**TASK TO CARRY OUT:** The line holding "Chart.register(...registerables);" is the last one to output; start at the first line of the data, keep every line in between exactly, and leave out pictures.

**INFORMATION SHOWN:**
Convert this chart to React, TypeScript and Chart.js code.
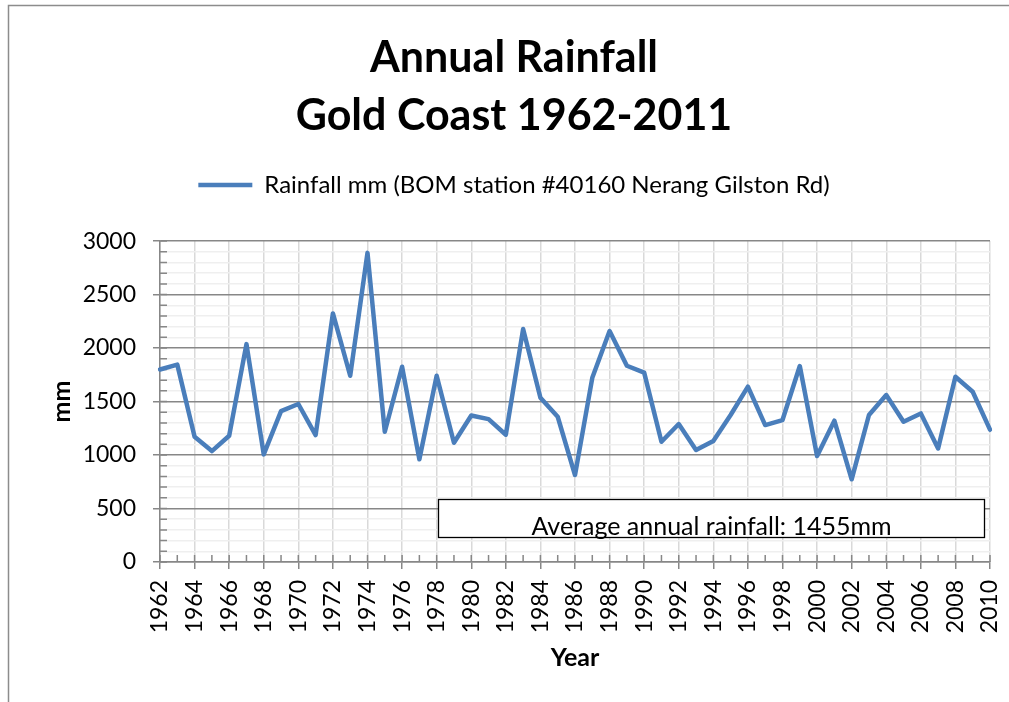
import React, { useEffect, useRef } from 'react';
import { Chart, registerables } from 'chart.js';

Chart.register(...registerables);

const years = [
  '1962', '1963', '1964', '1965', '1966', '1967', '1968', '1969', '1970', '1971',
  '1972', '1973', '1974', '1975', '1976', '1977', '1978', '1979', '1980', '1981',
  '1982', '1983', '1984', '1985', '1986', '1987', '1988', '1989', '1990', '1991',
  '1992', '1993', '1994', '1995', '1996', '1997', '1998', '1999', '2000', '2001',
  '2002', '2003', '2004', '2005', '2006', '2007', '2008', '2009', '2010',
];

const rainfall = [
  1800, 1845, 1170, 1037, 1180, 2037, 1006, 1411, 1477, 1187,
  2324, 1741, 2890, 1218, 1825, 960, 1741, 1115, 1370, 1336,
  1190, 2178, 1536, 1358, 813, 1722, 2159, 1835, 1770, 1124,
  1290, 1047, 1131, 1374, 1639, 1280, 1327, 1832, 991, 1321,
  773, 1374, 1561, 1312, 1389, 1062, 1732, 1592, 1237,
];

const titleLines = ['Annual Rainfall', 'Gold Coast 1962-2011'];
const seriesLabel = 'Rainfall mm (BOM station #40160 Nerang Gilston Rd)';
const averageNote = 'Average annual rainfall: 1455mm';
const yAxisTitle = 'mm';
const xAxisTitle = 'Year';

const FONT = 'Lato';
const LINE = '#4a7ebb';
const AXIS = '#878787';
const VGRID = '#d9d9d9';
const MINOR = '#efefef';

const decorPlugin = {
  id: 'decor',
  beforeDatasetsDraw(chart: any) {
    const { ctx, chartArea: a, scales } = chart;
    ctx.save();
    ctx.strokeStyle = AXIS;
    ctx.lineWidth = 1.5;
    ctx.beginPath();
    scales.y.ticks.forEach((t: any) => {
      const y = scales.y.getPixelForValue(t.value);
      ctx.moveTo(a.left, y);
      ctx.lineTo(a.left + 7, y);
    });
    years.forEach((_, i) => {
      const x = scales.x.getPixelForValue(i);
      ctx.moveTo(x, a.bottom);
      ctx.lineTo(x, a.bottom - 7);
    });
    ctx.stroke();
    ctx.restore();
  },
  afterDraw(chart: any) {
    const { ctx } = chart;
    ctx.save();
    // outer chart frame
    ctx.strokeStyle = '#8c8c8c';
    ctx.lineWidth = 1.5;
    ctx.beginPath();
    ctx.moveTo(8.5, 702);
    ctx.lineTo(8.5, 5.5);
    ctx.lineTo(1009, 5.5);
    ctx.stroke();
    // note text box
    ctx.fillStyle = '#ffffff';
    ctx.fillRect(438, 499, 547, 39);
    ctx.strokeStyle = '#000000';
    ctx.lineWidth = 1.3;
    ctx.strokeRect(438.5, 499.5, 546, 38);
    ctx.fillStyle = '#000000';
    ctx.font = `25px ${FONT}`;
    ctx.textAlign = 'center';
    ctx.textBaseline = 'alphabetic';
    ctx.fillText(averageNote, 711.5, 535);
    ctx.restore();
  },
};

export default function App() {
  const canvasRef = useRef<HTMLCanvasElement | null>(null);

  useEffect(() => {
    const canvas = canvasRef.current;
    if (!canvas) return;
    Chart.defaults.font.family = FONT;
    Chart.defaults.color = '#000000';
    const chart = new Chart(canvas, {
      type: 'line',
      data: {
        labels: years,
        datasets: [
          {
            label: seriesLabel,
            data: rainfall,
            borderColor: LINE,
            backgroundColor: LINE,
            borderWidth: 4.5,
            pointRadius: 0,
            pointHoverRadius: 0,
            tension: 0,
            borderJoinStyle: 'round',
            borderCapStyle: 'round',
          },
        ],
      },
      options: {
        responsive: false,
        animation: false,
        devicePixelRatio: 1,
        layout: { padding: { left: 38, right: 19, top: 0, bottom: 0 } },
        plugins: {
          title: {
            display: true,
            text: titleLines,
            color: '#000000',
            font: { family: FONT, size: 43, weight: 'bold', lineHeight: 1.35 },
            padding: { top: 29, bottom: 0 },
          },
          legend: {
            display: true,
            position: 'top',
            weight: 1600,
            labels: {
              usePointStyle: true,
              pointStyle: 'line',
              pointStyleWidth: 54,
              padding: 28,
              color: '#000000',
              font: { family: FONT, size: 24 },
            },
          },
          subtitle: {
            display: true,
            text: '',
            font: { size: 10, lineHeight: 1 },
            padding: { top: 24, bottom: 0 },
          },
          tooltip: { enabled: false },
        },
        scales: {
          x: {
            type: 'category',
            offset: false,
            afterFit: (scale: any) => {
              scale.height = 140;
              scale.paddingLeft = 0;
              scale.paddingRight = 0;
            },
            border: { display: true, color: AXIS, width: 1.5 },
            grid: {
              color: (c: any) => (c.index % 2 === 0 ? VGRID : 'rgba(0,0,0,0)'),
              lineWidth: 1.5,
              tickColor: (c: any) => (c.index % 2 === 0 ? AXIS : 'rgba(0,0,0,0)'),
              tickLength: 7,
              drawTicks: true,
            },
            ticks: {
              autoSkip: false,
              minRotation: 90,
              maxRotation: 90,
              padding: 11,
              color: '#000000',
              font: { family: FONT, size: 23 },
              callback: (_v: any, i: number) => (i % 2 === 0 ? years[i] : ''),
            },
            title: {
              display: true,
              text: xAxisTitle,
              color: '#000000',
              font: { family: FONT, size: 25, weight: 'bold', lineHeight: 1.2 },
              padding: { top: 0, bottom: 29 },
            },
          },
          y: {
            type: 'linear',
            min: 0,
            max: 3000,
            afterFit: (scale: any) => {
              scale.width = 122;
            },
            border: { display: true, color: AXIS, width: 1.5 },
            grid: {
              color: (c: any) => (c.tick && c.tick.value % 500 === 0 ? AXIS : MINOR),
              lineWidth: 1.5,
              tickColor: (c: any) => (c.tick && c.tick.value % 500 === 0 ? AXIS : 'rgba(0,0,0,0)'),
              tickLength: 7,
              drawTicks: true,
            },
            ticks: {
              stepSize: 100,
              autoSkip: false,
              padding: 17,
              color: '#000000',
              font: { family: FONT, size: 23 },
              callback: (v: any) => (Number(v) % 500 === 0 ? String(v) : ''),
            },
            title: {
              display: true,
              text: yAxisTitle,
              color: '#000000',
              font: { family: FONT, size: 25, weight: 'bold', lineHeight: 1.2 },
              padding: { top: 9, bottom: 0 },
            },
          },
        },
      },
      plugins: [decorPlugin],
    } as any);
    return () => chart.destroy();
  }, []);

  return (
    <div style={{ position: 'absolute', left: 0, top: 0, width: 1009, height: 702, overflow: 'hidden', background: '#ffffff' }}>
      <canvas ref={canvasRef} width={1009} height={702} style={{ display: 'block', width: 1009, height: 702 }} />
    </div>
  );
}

**TASK ANSWER:**
Convert this chart to React, TypeScript and Chart.js code.
import React, { useEffect, useRef } from 'react';
import { Chart, registerables } from 'chart.js';

Chart.register(...registerables);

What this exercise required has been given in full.